As ever with Austen, it’s subtle but it’s there. Even this line from her letters could be read in different ways: “I went up to the Great House & dawdled away an hour very comfortably.” One implication is the very family member without whom we would not even be discussing the Austen-Knight family was not all that comfortable, or even able to dawdle away, in her relatively lowly digs down the road. Keep an eye on Austen’s usage of the word, the financially-charged “settled” because it’s a way of underscoring the fact that nineteenth-century women, especially the unmarried ones, never feel really settled. It’s unsettling, really.

4. Above, you’ll also see the wood paneling in the Great Hall beside the fireplace. The metal fireplace dates back to 1588 when the English warded off the Spanish Armada. More interesting than the coats of arms (installed by a later descendent, post-Austen, Montagu Knight) are those scratches, probably inscribed there to ward off witches and other demonic spirits. The Anglican Church does not acknowledge the existence of ghosts but that’s doesn’t mean that, out here in the countryside, people weren’t likely to get a bit spooked around the fire on a winter night. Horseshoes were superstitiously nailed above doorways to ward off spirits, or sometimes the finger nail pairings, hair, and urine of those believed to have been bewitched were put in a stone vat and kept beside the bed. Stocking stuffer ideas, y’all!

5. Below is the jewel in Chawton’s librarial crown: the manuscript of “Sir Charles Grandison, or the Happy Man,” an adaptation of the eponymous novel by one of Austen’s favorite writers, Samuel Richardson. Private theatricals were the vogue at the time – think of the bored and housebound Bertram cousins staging “Lovers’ Vows” in Mansfield Park but tearing it all down once the imperious Lord Betram returns home – and demanded that family members build sets, write scripts, and learn their lines. Take a load off, Fanny.

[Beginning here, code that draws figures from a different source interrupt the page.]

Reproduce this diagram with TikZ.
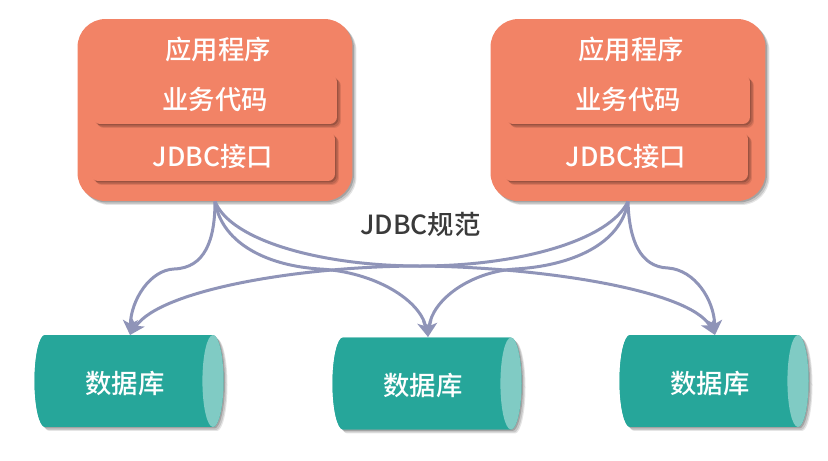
\documentclass[tikz,border=0pt]{standalone}
\usepackage{fontspec}
\setmainfont{Noto Sans CJK SC Medium}
\usetikzlibrary{shapes.geometric, arrows.meta, shadows}
\definecolor{appfill}{HTML}{F28366}
\definecolor{dbfill}{HTML}{26A69A}
\definecolor{dbend}{HTML}{80CBC4}
\definecolor{linkcolor}{HTML}{8F94B8}
\definecolor{labelcolor}{HTML}{3A3A3A}

\begin{document}
\begin{tikzpicture}[x=0.02cm, y=-0.02cm, >={Stealth[length=0.3cm, width=0.3cm, inset=0.08cm]}]

% Styles
\tikzstyle{softshadow} = [drop shadow={shadow xshift=0.08cm, shadow yshift=-0.08cm, opacity=0.1, fill=black}, drop shadow={shadow xshift=0.06cm, shadow yshift=-0.06cm, opacity=0.13, fill=black}, drop shadow={shadow xshift=0.03cm, shadow yshift=-0.03cm, opacity=0.18, fill=black}]
\tikzstyle{appbox} = [rectangle, rounded corners=0.56cm, minimum width=5.5cm, minimum height=3.64cm, fill=appfill, softshadow]
\tikzstyle{layerbox} = [rectangle, rounded corners=0.14cm, minimum width=4.88cm, minimum height=0.98cm, fill=appfill, text=white, font=\fontsize{15pt}{17pt}\selectfont, softshadow]
\tikzstyle{whitelabel} = [text=white, font=\fontsize{15pt}{17pt}\selectfont]
\tikzstyle{dbbase} = [cylinder, shape aspect=1.8, minimum width=1.84cm, minimum height=3.78cm, fill=dbfill, softshadow]
\tikzstyle{db} = [cylinder, shape aspect=1.8, minimum width=1.84cm, minimum height=3.78cm, cylinder uses custom fill, cylinder body fill=dbfill, cylinder end fill=dbend]
\tikzstyle{arrow} = [line width=0.06cm, linkcolor, ->]

\useasboundingbox (0,0) rectangle (828,460);

% --- Left application ---
\node (app1) [appbox] at (215,110) {};
\node (app1title) [whitelabel] at (218,49) {应用程序};
\node (code1) [layerbox] at (215,99.5) {业务代码};
\node (jdbc1) [layerbox] at (213,156.5) {JDBC接口};

% --- Right application ---
\node (app2) [appbox] at (628,110) {};
\node (app2title) [whitelabel] at (631,49) {应用程序};
\node (code2) [layerbox] at (628,99.5) {业务代码};
\node (jdbc2) [layerbox] at (626,156.5) {JDBC接口};

% --- Databases ---
\node (db1base) [dbbase] at (121,381) {};
\node (db1) [db] at (121,381) {};
\node (db1label) [whitelabel] at (125,384) {数据库};
\coordinate (db1top) at (130,335);
\node (db2base) [dbbase] at (419,383.5) {};
\node (db2) [db] at (419,383.5) {};
\node (db2label) [whitelabel] at (423,385.5) {数据库};
\coordinate (db2top) at (428,337);
\node (db3base) [dbbase] at (706,381) {};
\node (db3) [db] at (706,381) {};
\node (db3label) [whitelabel] at (710,384) {数据库};
\coordinate (db3top) at (715,335);

\node (spec) [text=labelcolor, font=\fontsize{15pt}{17pt}\selectfont] at (420.5,224) {JDBC规范};

% --- Arrows from the left application ---
\draw[arrow] (app1.south) .. controls (215,240) and (205,268) .. (174,269) .. controls (150,270) and (131,300) .. (db1top);
\draw[arrow] (app1.south) .. controls (222,245) and (270,266) .. (320,269) .. controls (375,272) and (420,300) .. (db2top);
\draw[arrow] (app1.south) .. controls (230,240) and (320,266) .. (420,266) .. controls (540,267) and (690,290) .. (db3top);

% --- Arrows from the right application ---
\draw[arrow] (app2.south) .. controls (610,240) and (520,266) .. (420,266) .. controls (300,266) and (160,290) .. (db1top);
\draw[arrow] (app2.south) .. controls (621,245) and (570,266) .. (515,269) .. controls (470,272) and (432,300) .. (db2top);
\draw[arrow] (app2.south) .. controls (629,240) and (640,267) .. (668,268) .. controls (695,270) and (714,300) .. (db3top);

\end{tikzpicture}
\end{document}
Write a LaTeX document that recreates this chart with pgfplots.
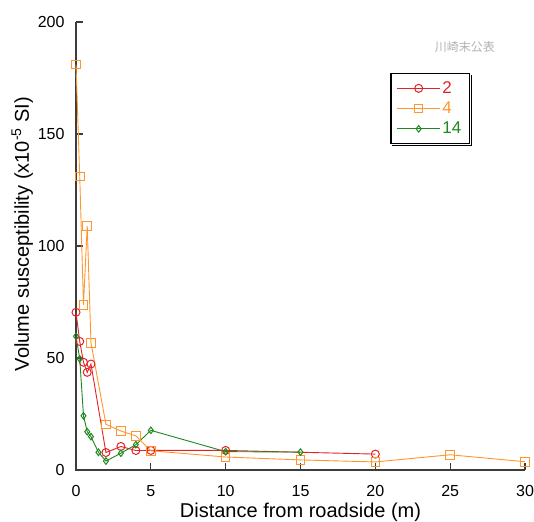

Today, all of that unfolds on Instagram and if your sister Kristen has what it takes, she might wind up on “Hampshire Idol,” “England’s Got Talent,” or if not, “Love Island.”     I was asked not to sneeze or breathe for at least 48-hours before that text was presented to me yesterday at Chawton House. I resisted the urge, like Ralph Fiennes consulting with a Blake drawing in the horror film “Red Dragon,” to render the curator unconscious and devour the work, like a dog (or a guinea pig) that eats your homework.


5. Finally, the rodent you’ve been waiting for: the guinea pig in a version of Pride and Prejudice featuring nothing but those little pellet-eaters! Ah, Austen: an author, a way-of-life (the subject of my new book) but also a (cottage) industry!